Grossmont Center
- Location: La Mesa, California, United States
- Coordinates: 32°46′41″N 117°00′41″W﻿ / ﻿32.77804°N 117.01127°W
- Address: 5500 Grossmont Center Drive
- Opened: 1961
- Developer: Del E. Webb Construction Company
- Owner: FR Grossmont, LLC
- Architect: Welton Becket & Associates
- Stores: 100
- Anchor tenants: 7
- Floor area: 939,000 square feet (87,000 m^{2})
- Floors: 1
- Public transit: Grossmont Transit Center
- Website: grossmontcenter.com

= Grossmont Center =

Grossmont Center is an outdoor shopping mall in La Mesa, California, a suburb in East County, San Diego. The mall opened in 1961 and is managed by Federal Realty Investment Trust. The anchor stores are Target, Macy's, RH Outlet, Walmart, Barnes & Noble, and Reading Cinemas.

==History==
The mall was built in 1961 by Del E. Webb Construction Company, with Welton Becket and associates as architect. It occupied 110 acre of land and cost over $20 million to build. At the time, it was the largest development in La Mesa's history.

Montgomery Ward and Marston's were the original two anchor stores. Marston's had a location in downtown San Diego, and began searching for a site for their first branch location in 1956. The store design featured 3200 ft of moldings, gold leaf lettering, murals painted by five artists, and a Gothic-style canopy over its entry. Marston's was sold to Broadway-Hale Stores in 1961, prior to the store's opening, and retained the Marston's name until 1964, when the store was renamed The Broadway. By 1965, a 1,000 seat movie theater was added to the mall.

Actress and Playboy model, June Wilkinson cut the ribbon at Harris & Frank Shoe store to celebrate their 105th anniversary. Other major tenants included Longs Drugs, Buddy's Barbershop, Dryer's Furniture, a Gallen Kamp, Holiday Shoes, Weatherby-Kayser, and Leed's Shoe stores, Grossmont Center Florist, House of Fabrics, Koven's Jeweler,S. H. Kress & Co. and F. W. Woolworth Company. See's Candies is an original store at Grossmont Center and stands in the same location since .

On October 5, 1961, 50,000 people attended the mall's opening ceremonies; 20,000 more than the population of La Mesa.

In 1979, Buffum's was added as a third anchor store in a newly constructed wing. In 1983, Bullock's joined as a fourth anchor and a new parking deck was constructed. In 1990, Buffum's closed and was replaced by Oshman's SuperSports USA in 1991. Oshman's was bought out by Sports Authority) in 2001.
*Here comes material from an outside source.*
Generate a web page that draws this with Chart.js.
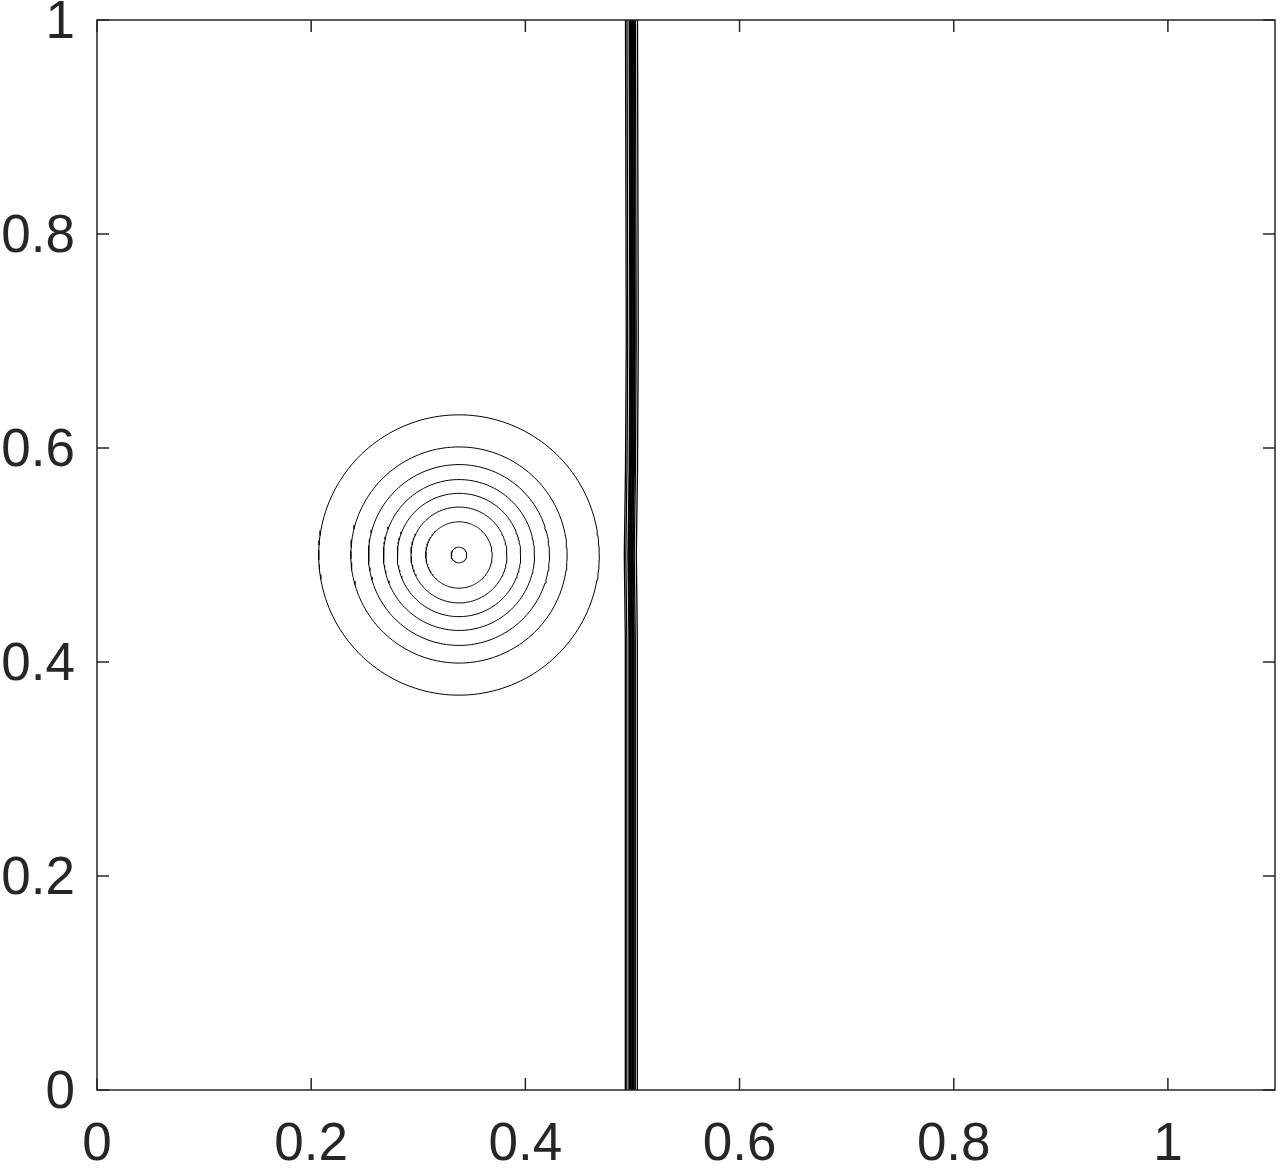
<!DOCTYPE html>
<html lang="en">
<head>
    <meta charset="UTF-8">
    <title>contour</title>
    <script src="https://cdn.jsdelivr.net/npm/chart.js"></script>
<style>
    body{margin:0; background:#fff;}
    #wrap{width:1284px; height:1174px;}
</style>
</head>
<body>
    <div id="wrap">
        <canvas id="myChart"></canvas>
    </div>
    <script>
        // axis ticks
        let xTicks = [0, 0.2, 0.4, 0.6, 0.8, 1];
        let yTicks = [0, 0.2, 0.4, 0.6, 0.8, 1];

        // circular contours (bubble), center + radii
        let bubbleCenter = [0.338, 0.5];
        let bubbleRadii = [0.131, 0.101, 0.0845, 0.0705, 0.0576, 0.0448, 0.031, 0.0073];

        // shock contour lines: x position at each y level
        let shockY = [0, 0.33, 0.42, 0.5, 0.58, 0.7, 1];
        let shock1 = [0.4935, 0.4935, 0.4932, 0.4924, 0.4935, 0.4942, 0.4935];
        let shock2 = [0.4949, 0.4949, 0.4946, 0.4938, 0.4949, 0.4956, 0.4949];
        let shock3 = [0.4972, 0.4972, 0.4969, 0.4961, 0.4972, 0.4979, 0.4972];
        let shock4 = [0.4986, 0.4986, 0.4983, 0.4975, 0.4986, 0.4993, 0.4986];
        let shock5 = [0.5000, 0.5000, 0.4997, 0.4989, 0.5000, 0.5007, 0.5000];
        let shock6 = [0.5014, 0.5014, 0.5011, 0.5003, 0.5014, 0.5021, 0.5014];
        let shock7 = [0.5028, 0.5028, 0.5025, 0.5017, 0.5028, 0.5035, 0.5028];
        let shock8 = [0.5047, 0.5047, 0.5044, 0.5036, 0.5047, 0.5054, 0.5047];
        let shockLines = [shock1, shock2, shock3, shock4, shock5, shock6, shock7, shock8];

        const axisColor = '#262626';
        const datasets = [];

        bubbleRadii.forEach(function(r){
            let pts = [];
            for(let i=0;i<=180;i++){
                let a = i/180*2*Math.PI;
                pts.push({x: bubbleCenter[0] + r*Math.cos(a), y: bubbleCenter[1] + r*Math.sin(a)});
            }
            datasets.push({data: pts, showLine: true, borderColor: '#000', borderWidth: 1, pointRadius: 0, tension: 0});
        });

        shockLines.forEach(function(xs, k){
            let pts = xs.map(function(x, i){ return {x: x, y: shockY[i]}; });
            // inner lines of the bundle look heavier
            let w = (k >= 2 && k <= 5) ? 2 : 1.3;
            datasets.push({data: pts, showLine: true, borderColor: '#000', borderWidth: w, pointRadius: 0, tension: 0});
        });

        // box + inward tick marks on all four sides
        const boxPlugin = {
            id: 'box',
            afterDraw(chart){
                const c = chart.ctx, a = chart.chartArea;
                const xs = chart.scales.x, ys = chart.scales.y;
                const len = 12;
                c.save();
                c.strokeStyle = axisColor;
                c.lineWidth = 1.5;
                c.beginPath();
                xTicks.forEach(function(v){
                    let px = xs.getPixelForValue(v);
                    c.moveTo(px, a.bottom); c.lineTo(px, a.bottom - len);
                    c.moveTo(px, a.top); c.lineTo(px, a.top + len);
                });
                yTicks.forEach(function(v){
                    let py = ys.getPixelForValue(v);
                    c.moveTo(a.left, py); c.lineTo(a.left + len, py);
                    c.moveTo(a.right, py); c.lineTo(a.right - len, py);
                });
                c.stroke();
                c.strokeRect(a.left, a.top, a.right - a.left, a.bottom - a.top);
                c.restore();
            }
        };

        const tickFont = {family: '"Liberation Sans", Arial, sans-serif', size: 53};

        new Chart(document.getElementById('myChart'), {
            type: 'scatter',
            data: {datasets: datasets},
            plugins: [boxPlugin],
            options: {
                responsive: true,
                maintainAspectRatio: false,
                animation: false,
                layout: {padding: {top: 20, right: 9, left: 0, bottom: 0}},
                plugins: {legend: {display: false}, tooltip: {enabled: false}},
                scales: {
                    x: {
                        type: 'linear', min: 0, max: 1.1,
                        afterBuildTicks: function(s){ s.ticks = xTicks.map(function(v){ return {value: v}; }); },
                        afterFit: function(s){ s.height = 84; s.paddingRight = 0; },
                        grid: {display: false, drawTicks: false},
                        border: {display: false},
                        ticks: {color: axisColor, font: tickFont, padding: 24, maxRotation: 0,
                            callback: function(v){ return String(v); }}
                    },
                    y: {
                        type: 'linear', min: 0, max: 1,
                        afterBuildTicks: function(s){ s.ticks = yTicks.map(function(v){ return {value: v}; }); },
                        afterFit: function(s){ s.width = 97; s.paddingTop = 0; s.paddingBottom = 0; },
                        grid: {display: false, drawTicks: false},
                        border: {display: false},
                        ticks: {color: axisColor, font: tickFont, padding: 22, labelOffset: 3,
                            callback: function(v){ return String(v); }}
                    }
                }
            }
        });
    </script>
</body>
</html>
In 1992, the mall's movie theater complex closed, and reopened following an expansion on May 26, 1995. Barnes & Noble Booksellers replaced the vacant Woolworths in November, 1997. In 1993, Bullock's and Woolworth closed while a Cost Plus World Market and a food court were added.. In 1995, Target opened in the vacant Bullock's store.

On August 2, 1993, a Chuck E. Cheese pizza restaurant opened at Grossmont Center as a relocation of a Pizza Time Theatre that was located in El Cajon. Chuck E. Cheese closed on December 29, 2024, due to their lease expiring. A new updated Chuck E. Cheese opened 15 minutes from Grossmont Center in Santee on September 18, 2023.

In 1996, The Broadway chain was bought out and rebranded to Macy's. Montgomery Ward closed as part of the chain's bankruptcy in 2000 and was replaced by a Walmart in 2004.

In 2016, Sports Authority closed after the chain filed for bankruptcy and was replaced by a Restoration Hardware Outlet in September, 2016.

In 2021 Federal Realty, a publicly traded real estate investment trust, purchased a majority interest in the center, which had been owned and operated for decades by one family. Reportedly, 99 percent of the retail space was occupied at the time of the sale. In 2025, Federal Realty announced they were considering options for major redevelopment, when they will have full control of the space, as most of the mall leases were coming due.

On January 8, 2026, Macy's announced that it would be closing as part of a plan to close 14 stores by the end of Q1 2026. The mall would be undergoing a $10 million multi-phase redevelopment funded by Federal Realty Investment Trust, who purchased the property about 4 years earlier. A new theater operator would be announced in the spring.